Tuesday, September 21, 2010

Entry #20 Hermit Crab Reading Rainbow

Our twentieth anniversary!  That's sweet.

I fixed this story, so here it is:

M. Proust

             Proust found the body of a dead boy once.  Someone had dug him up, it was obvious from the look of him, but there were no graves or graveyards anywhere in the area.  The boy was beautiful and newishly dead, so Proust scooped him up on impulse and carried him to the closest house of a friend he could think of.
            “Marcel,” said his friend.  “This boy is dead.”
            “I know,” Proust said.  “I know.  What do we do with him?”
            “Put him back where you found him,” said the friend. 
            “I don’t even remember where it was,” Proust said, even though he was a little embarrassed to admit it. 
            “Well put him somewhere new then, just get rid of him,” said his friend.  “This isn’t good for either of us.”
            “Yes, of course.”  Proust didn’t want to impose any longer.  He wasn’t a strong man and couldn’t really dig.  He’d never had to, not really.  He wouldn’t have had the strength for six feet. 
            He carried the boy for some time, farther and farther from the city, before he realized he didn’t know where he was.  He had to do something; he was lucky to have made it that far.  He couldn’t loop back, there was too great a risk of being caught. 
            Proust had been carrying the boy for hours now and was starting to smell like him.  The boy’s hair was in his clothing.  The boy was stiff in his arms, like a cord of wood or a small statue.  Proust kept moving, however slowly, until he came to a river and the site of a bridge underway.  Everyone had gone home and the barrelss and the tools and the buckets of mortar and cement were temporarily abandoned.  The bridge itself hung unfinished, like the statue of a cliff. 
            Proust carried the boy to a field nearby the bridge.  He brought bucket after bucket to the site, until he’d gathered three.  He hid the boy in plain view; he cast him in cement.  Proust was very tired after that, but he stood up the cast and stared at it for some time.
            After that, he came back to the spot, almost daily, for years, to watch the boy encased in cement.
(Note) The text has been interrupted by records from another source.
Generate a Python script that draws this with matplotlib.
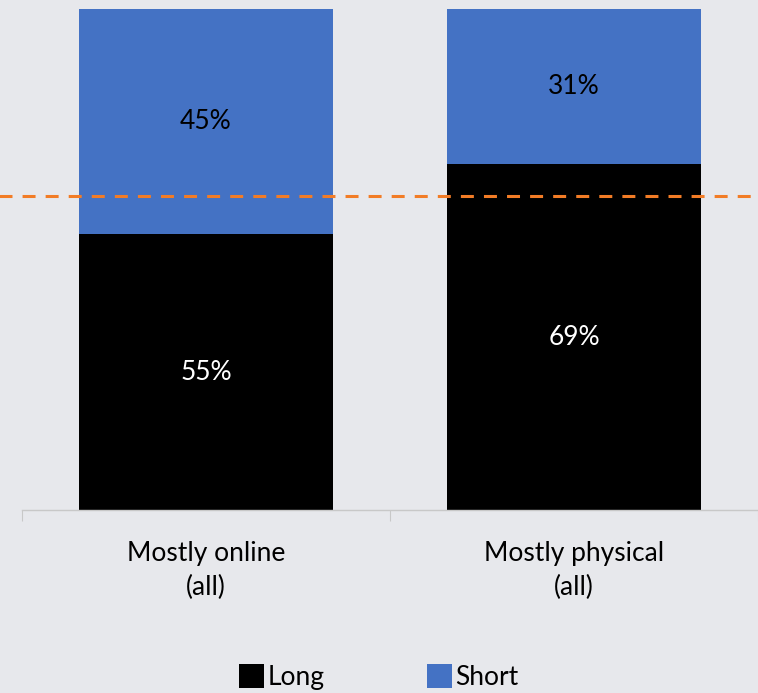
import matplotlib.pyplot as plt
from matplotlib.patches import Patch

categories = ['Mostly online\n(all)', 'Mostly physical\n(all)']
long_vals = [55, 69]
short_vals = [45, 31]
reference_line = 62.7

plt.rcParams['font.family'] = ['Lato', 'DejaVu Sans']

bg = '#E7E8EC'
fig = plt.figure(figsize=(7.58, 6.93), dpi=100, facecolor=bg)
ax = fig.add_axes([22 / 758, 1 - 510 / 693, 736 / 758, 501 / 693], facecolor=bg)

x = range(len(categories))
ax.bar(x, long_vals, width=0.69, color='#000000', label='Long', zorder=2)
ax.bar(x, short_vals, width=0.69, bottom=long_vals, color='#4472C4', label='Short', zorder=2)

for i in x:
    ax.text(i, long_vals[i] / 2, f'{long_vals[i]}%', ha='center', va='center',
            color='white', fontsize=19, zorder=3)
    ax.text(i, long_vals[i] + short_vals[i] / 2, f'{short_vals[i]}%', ha='center', va='center',
            color='black', fontsize=19, zorder=3)

# dashed reference line across the whole width
ax.axhline(reference_line, xmin=-0.05, xmax=1.05, color='#F27C26', linewidth=2.2,
           dashes=(4.25, 3.3), clip_on=False, zorder=4)

ax.set_xlim(-0.5, 1.5)
ax.set_ylim(0, 100)
ax.set_yticks([])
for s in ['top', 'right', 'left']:
    ax.spines[s].set_visible(False)
ax.spines['bottom'].set_color('#C8C8C8')
ax.spines['bottom'].set_linewidth(1)

ax.set_xticks([-0.5, 0.5, 1.5], minor=False)
ax.set_xticklabels([])
ax.tick_params(axis='x', which='major', length=8, color='#C8C8C8', direction='out')
ax.set_xticks(list(x), minor=True)
ax.set_xticklabels(categories, minor=True, fontsize=19, linespacing=1.45)
ax.tick_params(axis='x', which='minor', length=0, pad=22)

handles = [Patch(facecolor='#000000'), Patch(facecolor='#4472C4')]
fig.legend(handles, ['Long', 'Short'], loc='center', bbox_to_anchor=(0.5, 1 - 677 / 693),
           ncol=2, frameon=False, fontsize=19, handlelength=0.95, handleheight=1.0,
           handletextpad=0.12, columnspacing=3.9)

fig.savefig('out.png', dpi=100, facecolor=bg)
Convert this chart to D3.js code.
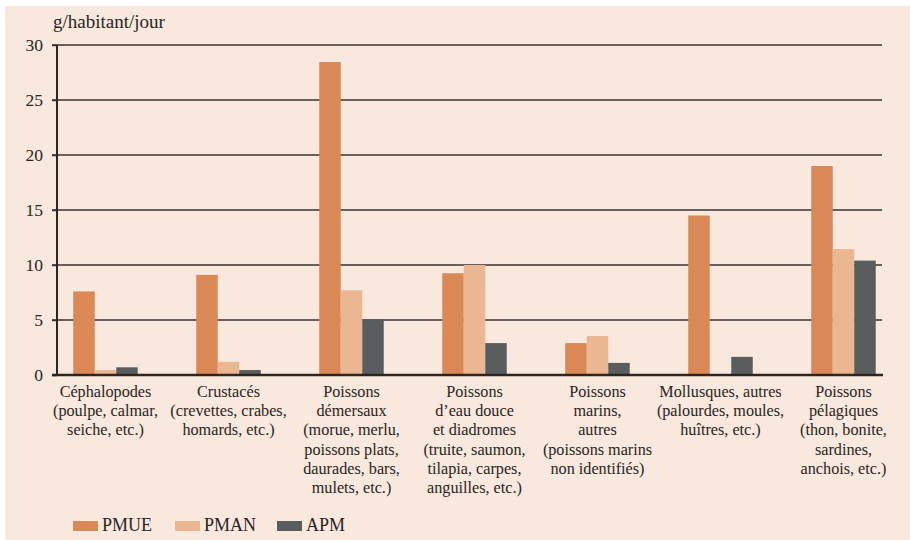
<!DOCTYPE html>
<html>
<head>
<meta charset="utf-8">
<script src="https://cdn.jsdelivr.net/npm/d3@7"></script>
<style>
  body { margin: 0; background: #fff; }
</style>
</head>
<body>
<div id="chart"></div>
<script>
// Data
var categories = [
  ["Céphalopodes", "(poulpe, calmar,", "seiche, etc.)"],
  ["Crustacés", "(crevettes, crabes,", "homards, etc.)"],
  ["Poissons", "démersaux", "(morue, merlu,", "poissons plats,", "daurades, bars,", "mulets, etc.)"],
  ["Poissons", "d’eau douce", "et diadromes", "(truite, saumon,", "tilapia, carpes,", "anguilles, etc.)"],
  ["Poissons", "marins,", "autres", "(poissons marins", "non identifiés)"],
  ["Mollusques, autres", "(palourdes, moules,", "huîtres, etc.)"],
  ["Poissons", "pélagiques", "(thon, bonite,", "sardines,", "anchois, etc.)"]
];
var seriesNames = ["PMUE", "PMAN", "APM"];
var pmue = [7.6, 9.1, 28.45, 9.25, 2.9, 14.5, 19.0];
var pman = [0.45, 1.2, 7.7, 10.0, 3.55, 0, 11.45];
var apm = [0.7, 0.45, 5.05, 2.9, 1.1, 1.65, 10.4];
var yTicks = [0, 5, 10, 15, 20, 25, 30];
var colors = ["#d98856", "#ebb793", "#5a5d5e"];

var FONT = "Liberation Serif";
var INK = "#2b2523";

var svgWidth = 910, svgHeight = 540;
var svg = d3.select("#chart").append("svg")
  .attr("width", svgWidth)
  .attr("height", svgHeight);

// background panel
svg.append("rect")
  .attr("x", 5).attr("y", 6)
  .attr("width", svgWidth - 5).attr("height", svgHeight - 6)
  .attr("fill", "#f8e8dd");

var plot = {left: 57, right: 882, top: 45, bottom: 375};

var y = d3.scaleLinear().domain([0, 30]).range([plot.bottom, plot.top]);
var x0 = d3.scaleBand().domain(d3.range(categories.length)).range([44, 905]);
var x1 = d3.scaleBand().domain(seriesNames).range([0, 64.5]);
var color = d3.scaleOrdinal().domain(seriesNames).range(colors);

// gridlines
svg.append("g")
  .selectAll("line")
  .data(yTicks.filter(function(d) { return d > 0; }))
  .enter().append("line")
  .attr("x1", plot.left - 5).attr("x2", plot.right)
  .attr("y1", function(d) { return y(d); })
  .attr("y2", function(d) { return y(d); })
  .attr("stroke", "#3a3332").attr("stroke-width", 1.5);

// y axis
var yAxis = svg.append("g")
  .attr("transform", "translate(" + plot.left + ",0)")
  .call(d3.axisLeft(y).tickValues(yTicks).tickSize(5).tickPadding(9));
yAxis.attr("font-family", null).attr("font-size", null);
yAxis.select(".domain").remove();
yAxis.selectAll(".tick line").attr("stroke", "#3a3332").attr("stroke-width", 1.5);
yAxis.selectAll(".tick text")
  .attr("font-family", FONT)
  .attr("font-size", 17.5)
  .attr("fill", INK);
svg.append("line")
  .attr("x1", plot.left).attr("x2", plot.left)
  .attr("y1", plot.top).attr("y2", plot.bottom)
  .attr("stroke", INK).attr("stroke-width", 2);

svg.append("text")
  .attr("x", 53).attr("y", 28)
  .attr("font-family", FONT)
  .attr("font-size", 19)
  .attr("fill", INK)
  .text("g/habitant/jour");

// bars
var rows = categories.map(function(c, i) {
  return {i: i, vals: [pmue[i], pman[i], apm[i]]};
});
var groups = svg.append("g").selectAll("g")
  .data(rows).enter().append("g")
  .attr("transform", function(d) {
    return "translate(" + (x0(d.i) + x0.bandwidth() / 2 - 32.25) + ",0)";
  });
groups.selectAll("rect")
  .data(function(d) { return d.vals.map(function(v, k) { return {key: seriesNames[k], v: v}; }); })
  .enter().append("rect")
  .attr("x", function(d) { return x1(d.key); })
  .attr("width", x1.bandwidth())
  .attr("y", function(d) { return y(d.v); })
  .attr("height", function(d) { return y(0) - y(d.v); })
  .attr("fill", function(d) { return color(d.key); });

// baseline
svg.append("line")
  .attr("x1", plot.left - 5).attr("x2", plot.right + 1)
  .attr("y1", y(0)).attr("y2", y(0))
  .attr("stroke", INK).attr("stroke-width", 2.5);

// x labels, one text per line
var labelGroups = svg.append("g").selectAll("g")
  .data(categories).enter().append("g")
  .attr("transform", function(d, i) { return "translate(" + (x0(i) + x0.bandwidth() / 2) + ",397)"; });
labelGroups.selectAll("text")
  .data(function(d) { return d; })
  .enter().append("text")
  .attr("text-anchor", "middle")
  .attr("x", 0)
  .attr("y", function(d, k) { return k * 19.2; })
  .attr("fill", INK)
  .attr("font-family", FONT)
  .attr("font-size", 16.2)
  .text(function(d) { return d; });

// legend
var legend = svg.append("g").selectAll("g")
  .data(seriesNames).enter().append("g")
  .attr("transform", function(d, i) { return "translate(" + (73 + i * 102) + ",521)"; });
legend.append("rect")
  .attr("width", 25).attr("height", 10)
  .attr("fill", function(d) { return color(d); });
legend.append("text")
  .attr("x", 29).attr("y", 9.5)
  .attr("fill", INK)
  .attr("font-family", FONT)
  .attr("font-size", 18)
  .text(function(d) { return d; });
</script>
</body>
</html>
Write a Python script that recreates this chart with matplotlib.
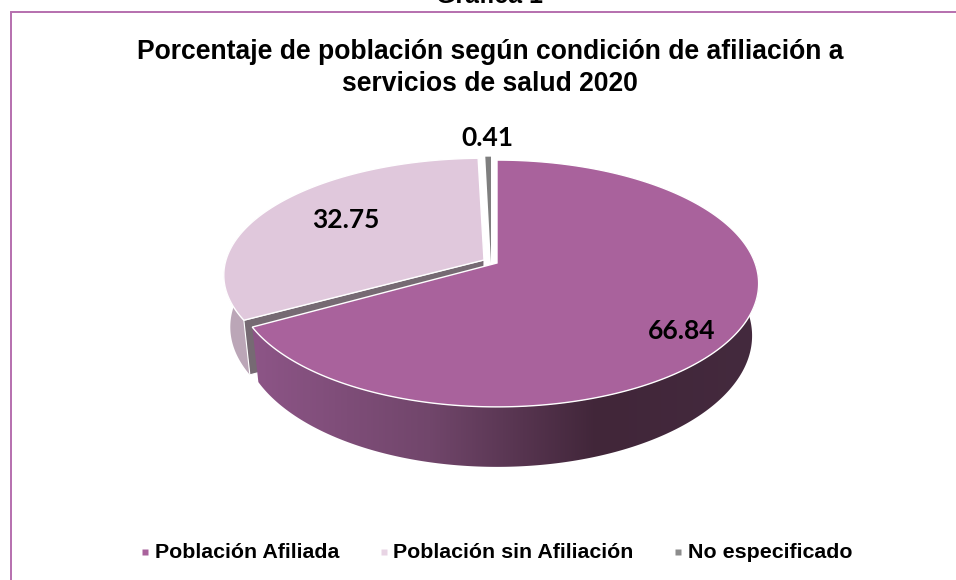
#!/usr/bin/env python3
import numpy as np
import matplotlib
matplotlib.use('Agg')
import matplotlib.pyplot as plt
from matplotlib.colors import LinearSegmentedColormap
from matplotlib.patches import Polygon

#### Data
categories = ['Población Afiliada', 'Población sin Afiliación', 'No especificado']
values = [66.84, 32.75, 0.41]
labels = ['66.84', '32.75', '0.41']
colors = ['#a9629c', '#e0c8dc', '#7f7f7f']
marker_colors = ['#a9629c', '#e8d4e4', '#8c8c8c']

title = 'Porcentaje de población según condición de afiliación a\nservicios de salud 2020'
heading = 'Gráfica 1'

#### Pie geometry, in pixels
apex = [(497, 263), (484, 260), (491, 263)]
persp = [(120, -0.166), (115, -0.13), (124, -0.166)]   # k makes the front look closer
rx = 258
shrink = 0.975   # bottom rim is a bit narrower than the top one


def disc(ang, i):
    # ang in degrees, clockwise from the top
    t = np.radians(ang)
    u, v = np.sin(t), -np.cos(t)
    a, k = persp[i]
    d = 1 + k * v
    return apex[i][0] + rx * u / d, apex[i][1] + a * v / d


def depth(y):
    # the wall gets taller towards the front
    return 60 - (407 - y) * 0.0625


def wall_poly(x, y, i):
    xb = apex[i][0] + (x - apex[i][0]) * shrink
    return np.r_[np.c_[x, y], np.c_[xb[::-1], y[::-1] + depth(y[::-1])]]


def top_poly(th, i):
    x, y = disc(th, i)
    return np.c_[np.r_[apex[i][0], x], np.r_[apex[i][1], y]]


fig = plt.figure(figsize=(9.56, 5.8), dpi=100)
ax = fig.add_axes([0, 0, 1, 1])
ax.set_xlim(0, 956)
ax.set_ylim(580, 0)
ax.axis('off')

# frame, open on the right and at the bottom
ax.plot([11, 11, 956], [580, 12, 12], color='#b56fae', lw=1.4, solid_joinstyle='miter')
ax.text(490, 3, heading, ha='center', va='baseline', family='Liberation Sans',
        weight='bold', fontsize=18)
ax.text(490, 68, title, ha='center', va='center', family='Liberation Sans',
        weight='bold', fontsize=19.1, linespacing=1.3)

edges = np.cumsum([0] + values) / sum(values) * 360

# sliver at the back
th = np.linspace(edges[2], edges[3], 20)
ax.add_patch(Polygon(top_poly(th, 2), fc=colors[2], ec='none', zorder=4))

# light slice: outer wall, cut face, top
th = np.linspace(edges[1], 295, 100)
x, y = disc(th, 1)
ax.add_patch(Polygon(wall_poly(x, y, 1), fc='#bba6b7', ec='none', zorder=2))
x0, y0 = disc(edges[1], 1)
ax.add_patch(Polygon([(x0, y0), apex[1], (apex[1][0], apex[1][1] + depth(y0)),
                      (apex[1][0] + (x0 - apex[1][0]) * shrink, y0 + depth(y0))],
                     fc='#766a73', ec='white', lw=0.8, zorder=3))
ax.add_patch(Polygon(top_poly(np.linspace(edges[1], edges[2], 200), 1),
                     fc=colors[1], ec='white', lw=1, zorder=4))

# big slice: wall with a gradient from left to right
th = np.linspace(75, edges[1], 300)
x, y = disc(th, 0)
wall = Polygon(wall_poly(x, y, 0), fc='none', ec='none', zorder=5)
ax.add_patch(wall)
cmap = LinearSegmentedColormap.from_list(
    'wall', [(0, '#8d5587'), (0.35, '#71466b'), (0.68, '#412639'), (1, '#442a3e')])
im = ax.imshow(np.linspace(0, 1, 256)[None, :], cmap=cmap, aspect='auto',
               extent=[x.min(), x.max(), y.max() + 60, 250], zorder=5)
im.set_clip_path(wall)
ax.set_xlim(0, 956)
ax.set_ylim(580, 0)

ax.add_patch(Polygon(top_poly(np.linspace(edges[0], edges[1], 300), 0),
                     fc=colors[0], ec='white', lw=1, zorder=6))

# data labels
label_pos = [(682, 331), (346, 220), (487, 138)]
for lab, pos in zip(labels, label_pos):
    ax.text(pos[0], pos[1], lab, ha='center', va='center', family='Lato',
            weight='bold', fontsize=19, color='black', zorder=7)

# legend
marker_x = [145, 384, 678]
text_x = [155, 393, 688]
for cat, col, mx, tx in zip(categories, marker_colors, marker_x, text_x):
    ax.plot(mx, 552, 's', color=col, ms=4, mec='none')
    ax.text(tx, 558, cat, ha='left', va='baseline', family='Liberation Sans',
            weight='bold', fontsize=15.4)

fig.savefig('out.png', dpi=100)
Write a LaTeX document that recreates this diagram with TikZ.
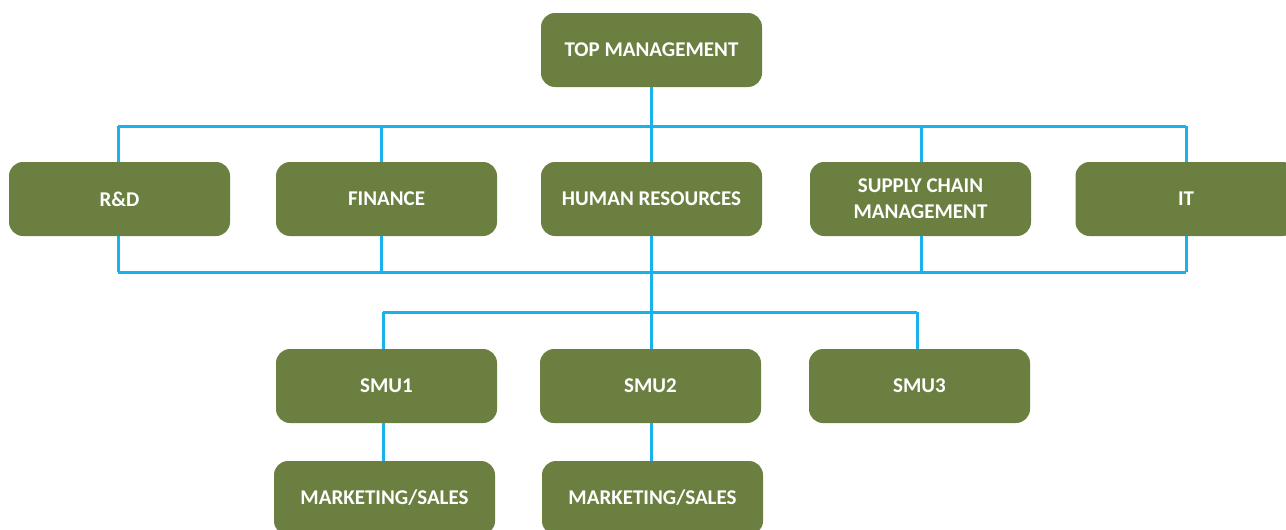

Then one day, Proust just stopped going. 
            A little while later, Proust’s friend died of what someone called Leukemia. He had been sick for some time, but hid it well until close to the end.  They buried Proust’s friend in a graveyard, headstone and all.  Proust visited that stone again and again.  And sometimes he would visit the statue. The dead boy was one of the most beautiful boys Proust had ever seen.  He was still, at the stone or the statue, and just watched them, anticipating nothing.  He walked the miles between them, rested, and then walked back.  And he loved each of these stones very much.  They had something so clean and precise about them.
I wonder if Bob Villa was part of a subversive ad campaign to sell wood?


  1. Aoife didn't want to read beyond the first sentence

  2. Also it's still a couple years before our twentieth anniversary.